Ainsi, la contrepartie de la licence globale pour le consommateur serait double : paiement d'une taxe sur son abonnement d'accès à internet et augmentation des prix des divers supports amovibles suite à l'augmentation du montant de la rémunération pour copie privée.

Une rémunération qui doit évoluer ?

Face aux nouveaux usages, on entend des voix disant que la rémunération pour copie privée doit évoluer vers une rémunération non plus sur le stockage mais sur l'accès aux oeuvres. L'idée est de pouvoir frapper de rémunération les systèmes de cloud computing.

DRM Revolution 03
Source: Martin Krzywinski sur Flickr (cc)

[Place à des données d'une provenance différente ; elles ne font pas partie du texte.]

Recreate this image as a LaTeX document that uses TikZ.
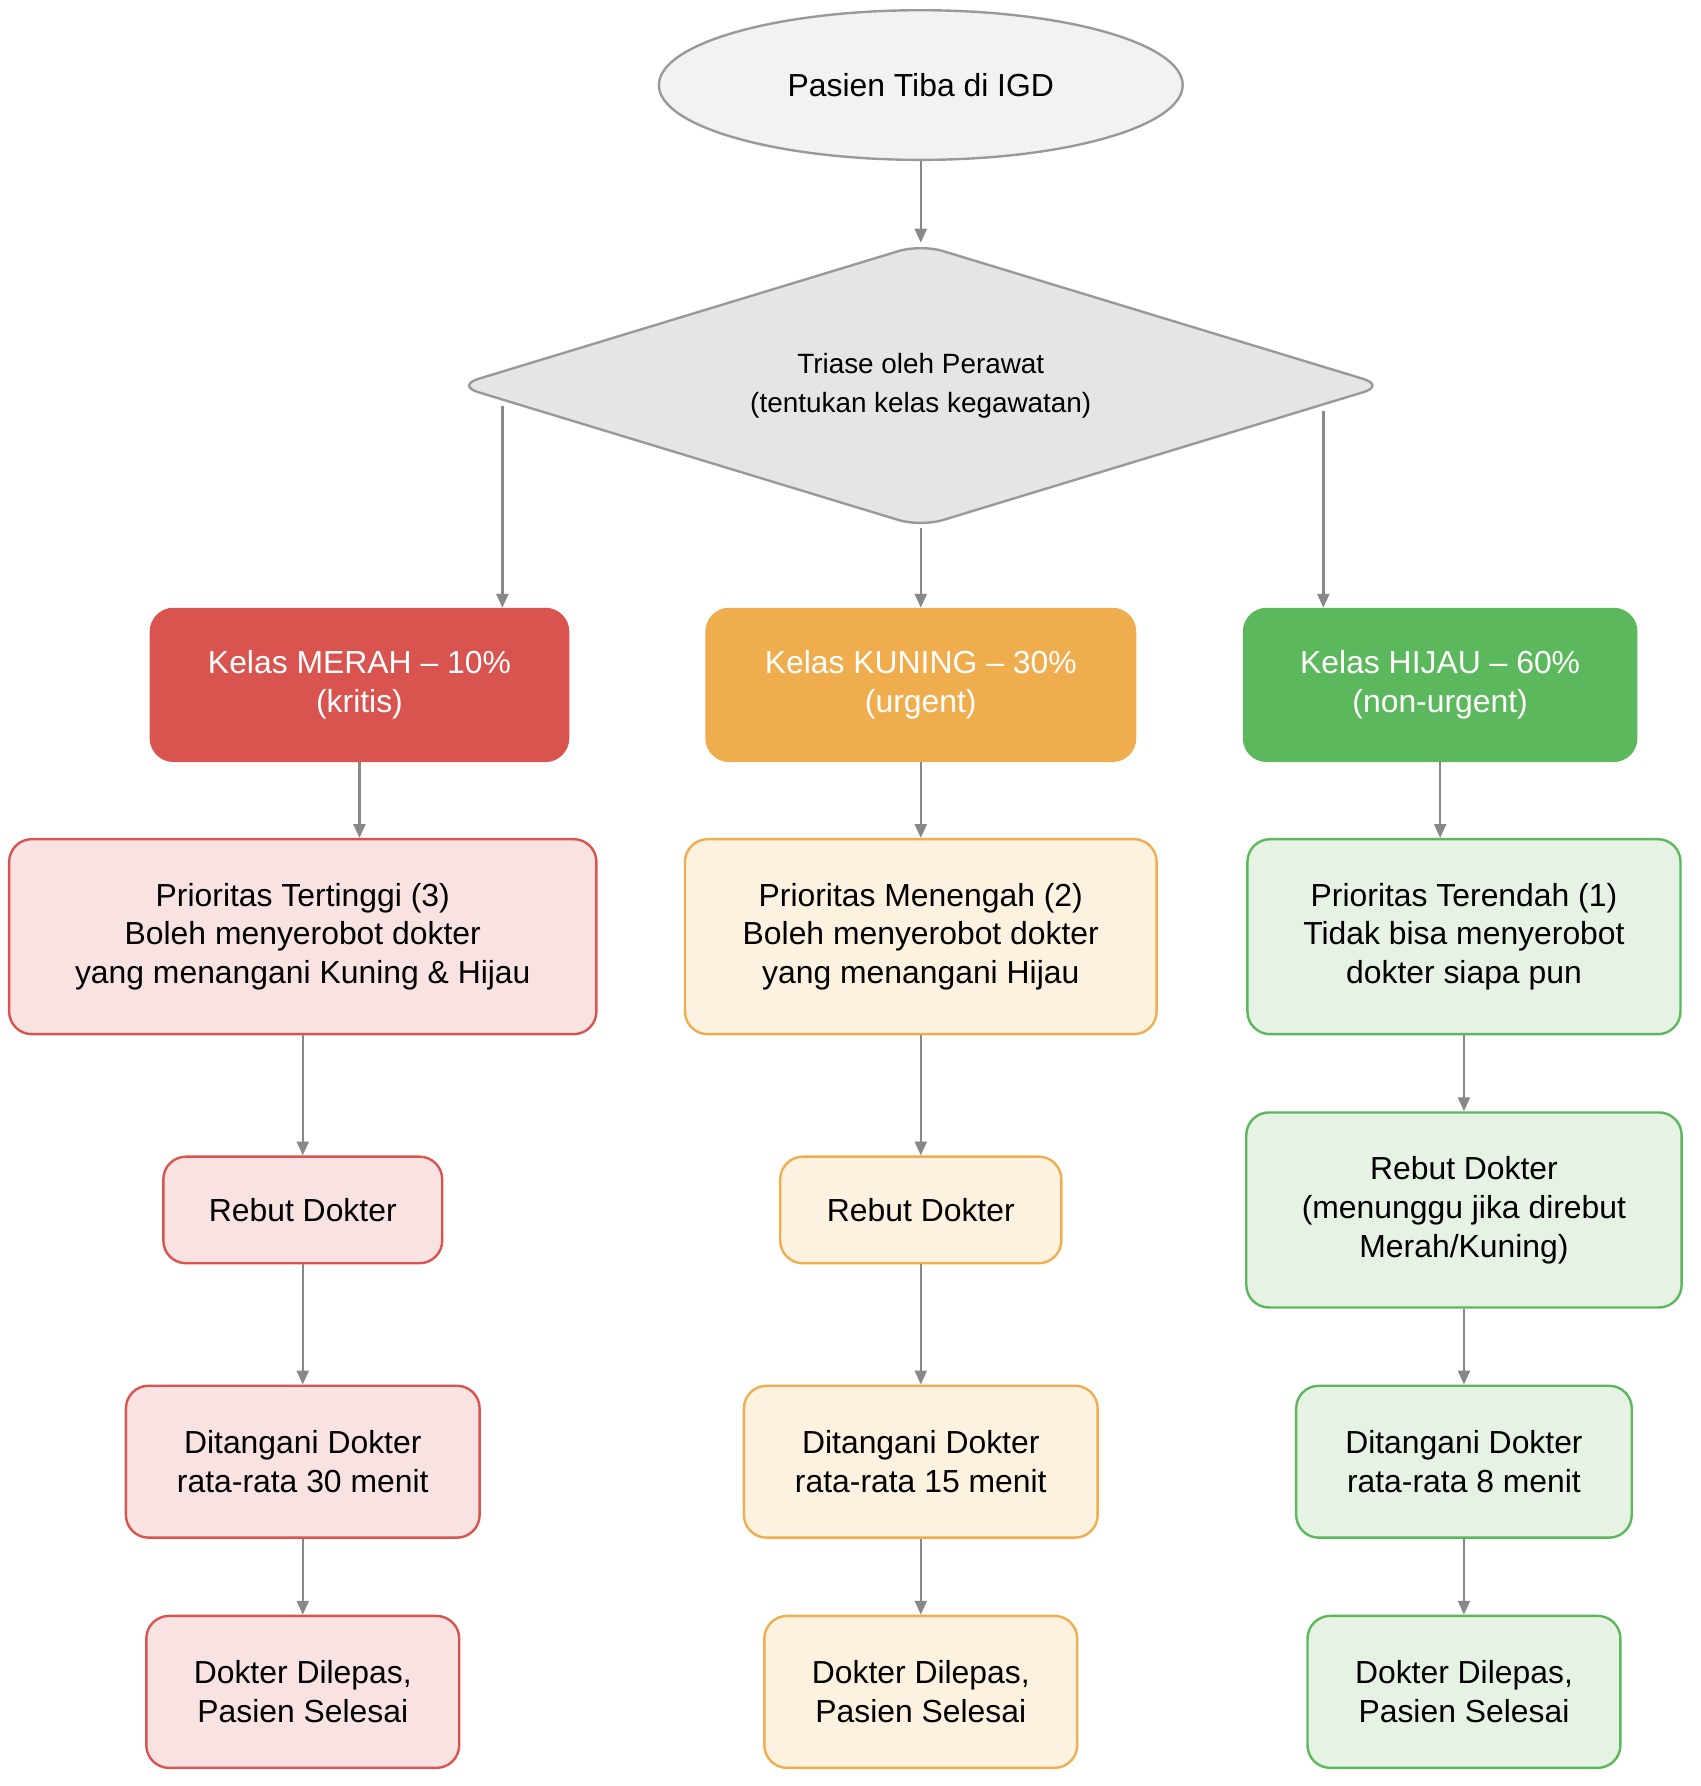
\documentclass[tikz,border=0pt]{standalone}
\usepackage{fontspec}
\setmainfont{Liberation Sans}
\usetikzlibrary{shapes.geometric,arrows.meta,positioning}
\definecolor{edgegray}{HTML}{888888}
\definecolor{linegray}{HTML}{999999}
\definecolor{merah}{HTML}{D9534F}
\definecolor{kuning}{HTML}{F0AD4E}
\definecolor{hijau}{HTML}{5CB85C}
\definecolor{merahlt}{HTML}{F9E2E2}
\definecolor{kuninglt}{HTML}{FDF1E0}
\definecolor{hijault}{HTML}{E6F2E4}
\tikzset{
  box/.style={rectangle, rounded corners=0.4cm, line width=1.2pt, inner sep=0pt, align=center, font=\fontsize{16}{19.5}\selectfont},
  kelas/.style={box, fill=#1, draw=#1, text=white, minimum height=2.68cm},
  langkah/.style={box, fill=#1lt, draw=#1},
  arr/.style={-{Triangle[length=7pt,width=6pt]}, edgegray, line width=1.2pt}
}
\begin{document}
\begin{tikzpicture}[x=0.02cm,y=0.02cm]
\useasboundingbox (0,0) rectangle (1500,-1575);
% start and triage
\node[ellipse, fill=black!5, draw=linegray, line width=1.2pt, minimum width=9.24cm, minimum height=2.64cm, font=\fontsize{16}{19.5}\selectfont] (start) at (812,-75) {Pasien Tiba di IGD};
\node[diamond, rounded corners=0.4cm, fill=black!10, draw=linegray, line width=1.2pt, minimum width=16.4cm, minimum height=5cm, inner sep=0pt, aspect=3.28, align=center, font=\fontsize{14}{19.5}\selectfont] (triase) at (812,-340) {Triase oleh Perawat\\(tentukan kelas kegawatan)};
% kelas
\node[kelas=merah, minimum width=7.36cm] (m1) at (317,-604) {Kelas MERAH -- 10\%\\(kritis)};
\node[kelas=kuning, minimum width=7.56cm] (k1) at (812,-604) {Kelas KUNING -- 30\%\\(urgent)};
\node[kelas=hijau, minimum width=6.92cm] (h1) at (1270,-604) {Kelas HIJAU -- 60\%\\(non-urgent)};
% prioritas
\node[langkah=merah, minimum width=10.36cm, minimum height=3.44cm] (m2) at (267,-826) {Prioritas Tertinggi (3)\\Boleh menyerobot dokter\\yang menangani Kuning \& Hijau};
\node[langkah=kuning, minimum width=8.32cm, minimum height=3.44cm] (k2) at (812,-826) {Prioritas Menengah (2)\\Boleh menyerobot dokter\\yang menangani Hijau};
\node[langkah=hijau, minimum width=7.64cm, minimum height=3.44cm] (h2) at (1291,-826) {Prioritas Terendah (1)\\Tidak bisa menyerobot\\dokter siapa pun};
% rebut
\node[langkah=merah, minimum width=4.92cm, minimum height=1.88cm] (m3) at (267,-1067) {Rebut Dokter};
\node[langkah=kuning, minimum width=4.96cm, minimum height=1.88cm] (k3) at (812,-1067) {Rebut Dokter};
\node[langkah=hijau, minimum width=7.68cm, minimum height=3.44cm] (h3) at (1291,-1067) {Rebut Dokter\\(menunggu jika direbut\\Merah/Kuning)};
% ditangani
\node[langkah=merah, minimum width=6.24cm, minimum height=2.68cm] (m4) at (267,-1289) {Ditangani Dokter\\rata-rata 30 menit};
\node[langkah=kuning, minimum width=6.24cm, minimum height=2.68cm] (k4) at (812,-1289) {Ditangani Dokter\\rata-rata 15 menit};
\node[langkah=hijau, minimum width=5.92cm, minimum height=2.68cm] (h4) at (1291,-1289) {Ditangani Dokter\\rata-rata 8 menit};
% selesai
\node[langkah=merah, minimum width=5.52cm, minimum height=2.68cm] (m5) at (267,-1492) {Dokter Dilepas,\\Pasien Selesai};
\node[langkah=kuning, minimum width=5.52cm, minimum height=2.68cm] (k5) at (812,-1492) {Dokter Dilepas,\\Pasien Selesai};
\node[langkah=hijau, minimum width=5.52cm, minimum height=2.68cm] (h5) at (1291,-1492) {Dokter Dilepas,\\Pasien Selesai};
% connectors
\coordinate (tl) at (443,-358);
\coordinate (tr) at (1167,-362);
\draw[arr] (start) -- (triase);
\draw[arr] (tl) -- (tl |- m1.north);
\draw[arr] (triase) -- (k1);
\draw[arr] (tr) -- (tr |- h1.north);
\foreach \c in {m,k,h} {
  \draw[arr] (\c1.south) -- (\c1.south |- \c2.north);
  \draw[arr] (\c2) -- (\c3);
  \draw[arr] (\c3) -- (\c4);
  \draw[arr] (\c4) -- (\c5);
}
\end{tikzpicture}
\end{document}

A ce stade, revenons déjà sur une interrogation. La rémunération pour copie privée a vocation à compenser économiquement l'usage de l'exception de copie privée. En d'autres mots, cette rémunération est destinée à compenser l'autorisation accordée par le juge de permettre à un particulier de faire usage d'une oeuvre sans l'accord de l'ayant droit. L'auteur de l'oeuvre ou son ayant droit n'a pas permis explicitement la reproduction que constitue la copie privée. En conséquence, il faut l'indemniser de cette entorse que crée le législateur.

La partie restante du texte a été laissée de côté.